New criterion for direct black hole formation in rapidly rotating stellar collapse

TL;DR

This study investigates the collapse of rapidly rotating relativistic stars, revealing that black holes can form even when the total spin exceeds unity, provided the central region’s spin parameter is below one, challenging previous beliefs.

Contribution

The paper introduces a new criterion based on the central spin parameter for black hole formation in rotating stellar collapse, supported by full general relativistic simulations.

Findings

Black holes can form from stars with total spin parameter q > 1.

The central spin parameter q_c determines black hole formation, with q_c < 1 being critical.

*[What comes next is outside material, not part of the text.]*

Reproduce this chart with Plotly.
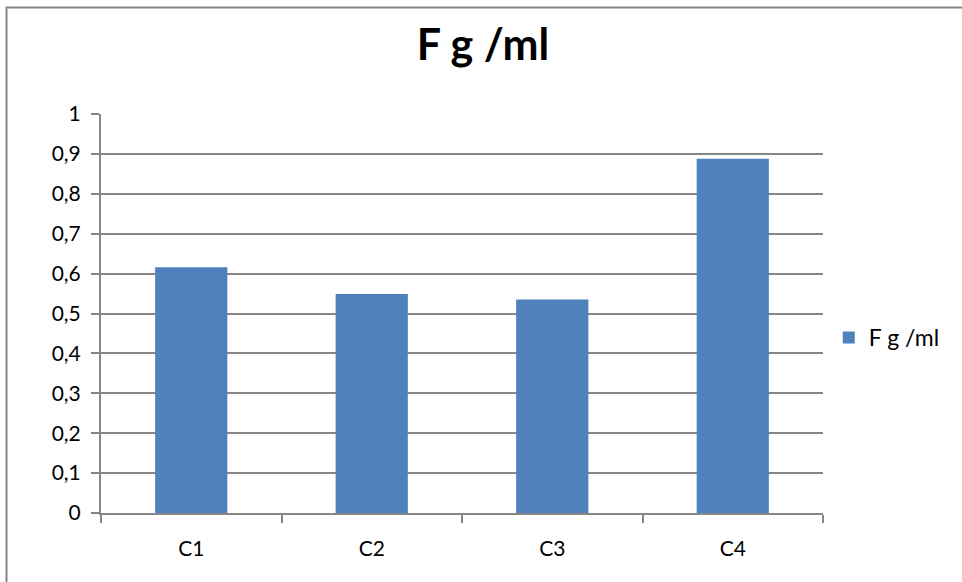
import plotly.graph_objects as go

categories = ["C1", "C2", "C3", "C4"]
values = [0.616, 0.549, 0.535, 0.888]
series_name = "F g /ml"
y_ticks = [0, 0.1, 0.2, 0.3, 0.4, 0.5, 0.6, 0.7, 0.8, 0.9, 1]
y_tick_labels = ["0", "0,1", "0,2", "0,3", "0,4", "0,5", "0,6", "0,7", "0,8", "0,9", "1"]

W, H = 962, 582
L, R, T, B = 101, 139, 114, 69

fig = go.Figure()
fig.add_trace(go.Bar(
    x=categories, y=values, name=series_name,
    marker=dict(color="#4F81BD", line=dict(width=0)),
    showlegend=True,
))

font_family = "Lato, 'Open Sans', sans-serif"
fig.update_layout(
    width=W, height=H,
    margin=dict(l=L, r=R, t=T, b=B, pad=0),
    paper_bgcolor="white", plot_bgcolor="white",
    bargap=0.6,
    title=dict(text="<b>F g /ml</b>", x=483 / W, xanchor="center",
               y=1 - 45 / H, yanchor="middle",
               font=dict(family=font_family, size=43, color="black")),
    font=dict(family=font_family, size=21, color="black"),
    showlegend=True,
    legend=dict(x=1.008, y=0.44, xanchor="left", yanchor="middle",
                font=dict(size=23, color="black"), bgcolor="rgba(0,0,0,0)",
                itemwidth=30),
    xaxis=dict(showgrid=False, showline=True, linecolor="#868686", linewidth=2,
               ticks="outside", ticklen=8, tickcolor="#868686", tickwidth=2,
               tickson="boundaries", tickfont=dict(size=21), ticklabelstandoff=16),
    yaxis=dict(range=[0, 1], tickvals=y_ticks, ticktext=y_tick_labels,
               showgrid=True, gridcolor="#868686", gridwidth=2,
               showline=True, linecolor="#868686", linewidth=2,
               ticks="outside", ticklen=8, tickcolor="#868686", tickwidth=2,
               tickfont=dict(size=21), ticklabelstandoff=6, zeroline=False),
    shapes=[dict(type="rect", xref="paper", yref="paper",
                 x0=(6.5 - L) / (W - L - R), x1=(W + 10 - L) / (W - L - R),
                 y0=-(B + 10) / (H - T - B), y1=(H - 7.5 - B) / (H - T - B),
                 line=dict(color="#868686", width=2), fillcolor="rgba(0,0,0,0)",
                 layer="below")],
)

fig.write_html("out.html")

Simulations confirm predictions based on initial density and angular momentum profiles.

Abstract

We study gravitational collapse of rapidly rotating relativistic polytropes of the adiabatic index $\Gamma = 1.5$ and 2, in which the spin parameter $q \equiv J/M^{2} > 1$ where $J$ and $M$ are total angular momentum and gravitational mass, in full general relativity. First, analyzing initial distributions of the mass and the spin parameter inside stars, we predict the final outcome after the collapse. Then, we perform fully general relativistic simulations on assumption of axial and equatorial symmetries and confirm our predictions. As a result of simulations, we find that in contrast with the previous belief, even for stars with $q > 1$, the collapse proceeds to form a seed black hole at central region, and the seed black hole subsequently grows as the ambient fluids accrete onto it. We also find that growth of angular momentum and mass of the seed black hole can be approximately determined from the initial profiles of the density and the specific angular momentum. We define an effective spin parameter at the central region of the stars, $q_{c}$, and propose a new criterion for black hole formation as $q_{c} \alt 1$. Plausible reasons for the discrepancy between our and previous results are clarified.